A final interesting outcome can be observed from Table III lines e and f , where the energy consumption of a 28-nm CMOS NAND gate is shown for the same frequency used for the magnetic case (200 MHz) and for a typical frequency in 28-nmbased circuits (1 GHz). Data in the CMOS case are obtained using an industrial technology. The CMOS NAND has an input capacitance of around 0.55 fF, which is slightly smaller than our capacitance, but the supply voltage is much bigger, around 0.9 V. As a consequence, the dynamic power consumption is 12 nW at 200 MHz, i.e., an energy of 117 aJ. In CMOS technology, the impact of leakage currents must be considered as well: In the NAND case, the energy due to leakage assumes a value around 740 aJ. If adiabatic techniques are used with CMOS transistors, the dynamic energy consumption can be reduced, while the leakage energy remains big. Further, transistors scaling does not help, because while the dynamic energy consumption is reduced, leakage energy consumption is predicted to increase. It is than clear that NML circuits, in particular considering the magnetoelastic clock, hold a considerable advantage in terms of power consumption, which is one order of magnitude lower.
VI. CONCLUSION
We have proposed a magnetoelastic clock system for NML, which uses a PZT to strain the magnets and change their magnetization.

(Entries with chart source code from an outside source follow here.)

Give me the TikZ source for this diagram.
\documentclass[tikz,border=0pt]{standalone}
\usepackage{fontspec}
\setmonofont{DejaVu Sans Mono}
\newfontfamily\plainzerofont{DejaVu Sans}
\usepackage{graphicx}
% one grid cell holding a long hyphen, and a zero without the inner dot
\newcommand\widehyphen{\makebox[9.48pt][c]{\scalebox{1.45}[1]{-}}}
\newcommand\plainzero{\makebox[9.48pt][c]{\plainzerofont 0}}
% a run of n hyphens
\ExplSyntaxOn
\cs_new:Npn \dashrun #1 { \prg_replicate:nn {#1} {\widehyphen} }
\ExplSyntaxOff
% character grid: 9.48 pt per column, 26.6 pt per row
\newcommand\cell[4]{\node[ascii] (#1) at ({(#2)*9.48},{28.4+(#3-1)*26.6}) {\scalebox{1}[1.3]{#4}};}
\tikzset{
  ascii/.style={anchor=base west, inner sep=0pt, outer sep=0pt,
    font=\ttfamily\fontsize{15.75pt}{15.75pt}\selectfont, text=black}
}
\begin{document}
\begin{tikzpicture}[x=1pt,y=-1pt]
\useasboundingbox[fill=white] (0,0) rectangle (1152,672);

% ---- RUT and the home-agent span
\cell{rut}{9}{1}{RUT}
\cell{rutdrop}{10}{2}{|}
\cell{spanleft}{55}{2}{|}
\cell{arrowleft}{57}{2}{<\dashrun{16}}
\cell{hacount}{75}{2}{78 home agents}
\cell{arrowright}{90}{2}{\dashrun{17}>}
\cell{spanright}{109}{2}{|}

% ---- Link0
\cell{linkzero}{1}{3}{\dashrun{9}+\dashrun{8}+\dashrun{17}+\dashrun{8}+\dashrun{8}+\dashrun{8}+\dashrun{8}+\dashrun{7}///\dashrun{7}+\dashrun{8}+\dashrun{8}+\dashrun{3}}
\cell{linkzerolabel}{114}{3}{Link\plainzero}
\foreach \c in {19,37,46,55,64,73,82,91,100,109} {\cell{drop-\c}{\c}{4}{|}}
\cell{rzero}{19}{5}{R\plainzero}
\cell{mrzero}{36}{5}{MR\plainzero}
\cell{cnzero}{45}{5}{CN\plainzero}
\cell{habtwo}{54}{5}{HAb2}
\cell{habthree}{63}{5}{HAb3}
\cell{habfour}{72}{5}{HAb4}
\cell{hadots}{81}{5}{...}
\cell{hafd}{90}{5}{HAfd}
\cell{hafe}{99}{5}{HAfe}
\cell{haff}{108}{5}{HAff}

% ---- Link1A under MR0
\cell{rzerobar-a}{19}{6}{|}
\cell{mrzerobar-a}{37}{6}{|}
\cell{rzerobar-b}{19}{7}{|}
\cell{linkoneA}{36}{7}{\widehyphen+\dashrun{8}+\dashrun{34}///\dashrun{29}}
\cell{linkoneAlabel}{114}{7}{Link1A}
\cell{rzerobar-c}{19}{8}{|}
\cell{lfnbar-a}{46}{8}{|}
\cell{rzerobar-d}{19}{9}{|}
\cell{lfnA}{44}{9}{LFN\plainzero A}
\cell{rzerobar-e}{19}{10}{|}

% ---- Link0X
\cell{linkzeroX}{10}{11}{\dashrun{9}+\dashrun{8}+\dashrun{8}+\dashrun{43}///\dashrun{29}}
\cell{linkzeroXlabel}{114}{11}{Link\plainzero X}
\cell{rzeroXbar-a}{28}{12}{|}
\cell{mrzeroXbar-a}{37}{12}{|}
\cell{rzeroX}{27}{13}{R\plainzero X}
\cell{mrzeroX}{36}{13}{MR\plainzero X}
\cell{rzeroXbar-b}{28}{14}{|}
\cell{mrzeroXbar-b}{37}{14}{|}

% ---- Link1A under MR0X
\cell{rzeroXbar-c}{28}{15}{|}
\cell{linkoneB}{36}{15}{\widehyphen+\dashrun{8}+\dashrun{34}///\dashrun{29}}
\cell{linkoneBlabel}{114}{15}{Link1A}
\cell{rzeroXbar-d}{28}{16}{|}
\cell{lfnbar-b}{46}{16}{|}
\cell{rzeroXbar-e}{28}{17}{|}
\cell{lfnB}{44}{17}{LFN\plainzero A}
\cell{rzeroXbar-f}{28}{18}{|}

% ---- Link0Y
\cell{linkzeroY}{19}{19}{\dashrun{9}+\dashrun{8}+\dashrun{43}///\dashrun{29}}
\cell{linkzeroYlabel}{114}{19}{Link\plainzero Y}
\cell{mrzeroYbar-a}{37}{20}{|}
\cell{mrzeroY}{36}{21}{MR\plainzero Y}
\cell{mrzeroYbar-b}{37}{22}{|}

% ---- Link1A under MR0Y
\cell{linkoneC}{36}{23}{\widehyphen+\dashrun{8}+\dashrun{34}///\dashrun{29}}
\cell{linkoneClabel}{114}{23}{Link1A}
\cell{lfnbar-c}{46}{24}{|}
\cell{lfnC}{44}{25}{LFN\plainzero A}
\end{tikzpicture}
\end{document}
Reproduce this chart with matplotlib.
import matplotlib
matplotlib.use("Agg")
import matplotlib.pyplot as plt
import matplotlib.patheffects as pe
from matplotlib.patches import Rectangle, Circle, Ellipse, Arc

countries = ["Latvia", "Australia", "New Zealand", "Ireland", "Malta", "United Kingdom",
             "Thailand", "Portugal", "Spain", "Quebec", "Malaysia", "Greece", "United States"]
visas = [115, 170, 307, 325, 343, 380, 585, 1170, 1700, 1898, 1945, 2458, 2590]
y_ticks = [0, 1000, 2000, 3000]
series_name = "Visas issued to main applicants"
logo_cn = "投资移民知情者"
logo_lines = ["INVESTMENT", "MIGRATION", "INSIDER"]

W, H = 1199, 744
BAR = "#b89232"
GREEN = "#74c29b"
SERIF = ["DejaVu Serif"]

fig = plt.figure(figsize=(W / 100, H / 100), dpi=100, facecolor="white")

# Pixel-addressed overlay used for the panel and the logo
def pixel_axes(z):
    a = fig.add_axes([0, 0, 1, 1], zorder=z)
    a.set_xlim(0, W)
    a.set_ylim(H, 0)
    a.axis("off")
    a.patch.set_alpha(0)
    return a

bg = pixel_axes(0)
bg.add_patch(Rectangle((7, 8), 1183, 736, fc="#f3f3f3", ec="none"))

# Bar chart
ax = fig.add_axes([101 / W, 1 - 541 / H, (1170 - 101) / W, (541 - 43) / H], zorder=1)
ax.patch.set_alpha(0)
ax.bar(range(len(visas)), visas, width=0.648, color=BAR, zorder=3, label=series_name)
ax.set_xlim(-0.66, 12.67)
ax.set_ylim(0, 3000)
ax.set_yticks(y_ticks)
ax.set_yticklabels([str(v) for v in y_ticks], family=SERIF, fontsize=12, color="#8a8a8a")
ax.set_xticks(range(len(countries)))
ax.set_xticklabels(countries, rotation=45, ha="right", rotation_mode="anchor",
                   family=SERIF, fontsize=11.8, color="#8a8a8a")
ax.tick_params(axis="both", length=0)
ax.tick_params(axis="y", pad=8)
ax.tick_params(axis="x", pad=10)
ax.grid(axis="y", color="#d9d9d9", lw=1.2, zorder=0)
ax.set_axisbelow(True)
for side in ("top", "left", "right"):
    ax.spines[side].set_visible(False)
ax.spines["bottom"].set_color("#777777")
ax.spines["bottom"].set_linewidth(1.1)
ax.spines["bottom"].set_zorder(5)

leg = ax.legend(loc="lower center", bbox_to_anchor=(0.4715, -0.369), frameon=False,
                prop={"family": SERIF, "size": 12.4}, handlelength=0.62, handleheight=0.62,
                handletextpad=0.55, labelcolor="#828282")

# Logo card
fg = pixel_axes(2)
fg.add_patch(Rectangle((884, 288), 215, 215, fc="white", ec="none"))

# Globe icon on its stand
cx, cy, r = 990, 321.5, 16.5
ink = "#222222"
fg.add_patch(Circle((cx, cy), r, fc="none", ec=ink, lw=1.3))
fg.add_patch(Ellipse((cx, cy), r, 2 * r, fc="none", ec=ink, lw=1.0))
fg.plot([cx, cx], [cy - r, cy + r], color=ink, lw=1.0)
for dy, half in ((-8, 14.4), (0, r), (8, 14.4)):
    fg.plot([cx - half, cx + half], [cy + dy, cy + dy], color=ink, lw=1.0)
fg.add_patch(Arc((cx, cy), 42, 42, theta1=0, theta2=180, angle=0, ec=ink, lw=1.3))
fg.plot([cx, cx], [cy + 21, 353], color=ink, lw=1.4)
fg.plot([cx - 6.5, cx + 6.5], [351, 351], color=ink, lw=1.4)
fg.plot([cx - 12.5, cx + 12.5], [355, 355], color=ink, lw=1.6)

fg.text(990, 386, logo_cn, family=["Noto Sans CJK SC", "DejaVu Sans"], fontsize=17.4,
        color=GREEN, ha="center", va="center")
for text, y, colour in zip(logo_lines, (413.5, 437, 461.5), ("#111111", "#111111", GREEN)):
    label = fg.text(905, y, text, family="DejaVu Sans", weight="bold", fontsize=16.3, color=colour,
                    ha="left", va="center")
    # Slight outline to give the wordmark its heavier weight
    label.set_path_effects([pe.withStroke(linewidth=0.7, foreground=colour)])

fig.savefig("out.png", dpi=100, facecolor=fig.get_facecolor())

We demonstrated that power consumption is 100 times smaller than current-based clock systems and also the clock frequency obtainable is higher. This clock solutions have also a lower power consumption compared to scaled CMOS transistors. Most importantly, this solution was designed keeping in mind the technological processes and their current limitations. Actually, our solution does not reach the performance of a full multiferroic system in theoretical conditions, but shows remarkable improvements being feasible with current technological limitations, marking then a difference with respect to previous proposed solutions. Moreover, the structure shows a good tolerance to process variations, which is always a remarkably important point for the fabrication of a real working circuit.
This solution soundly enhances the knowledge on NML, addressing its main issues, the high power consumption of the clock generation system, and the necessity to have a local control on a limited circuit area. At the same time, it allows us to make a huge step toward the fabrication of a complex magnetic circuits. Our efforts are now directed to the experimental demonstration of the results shown here.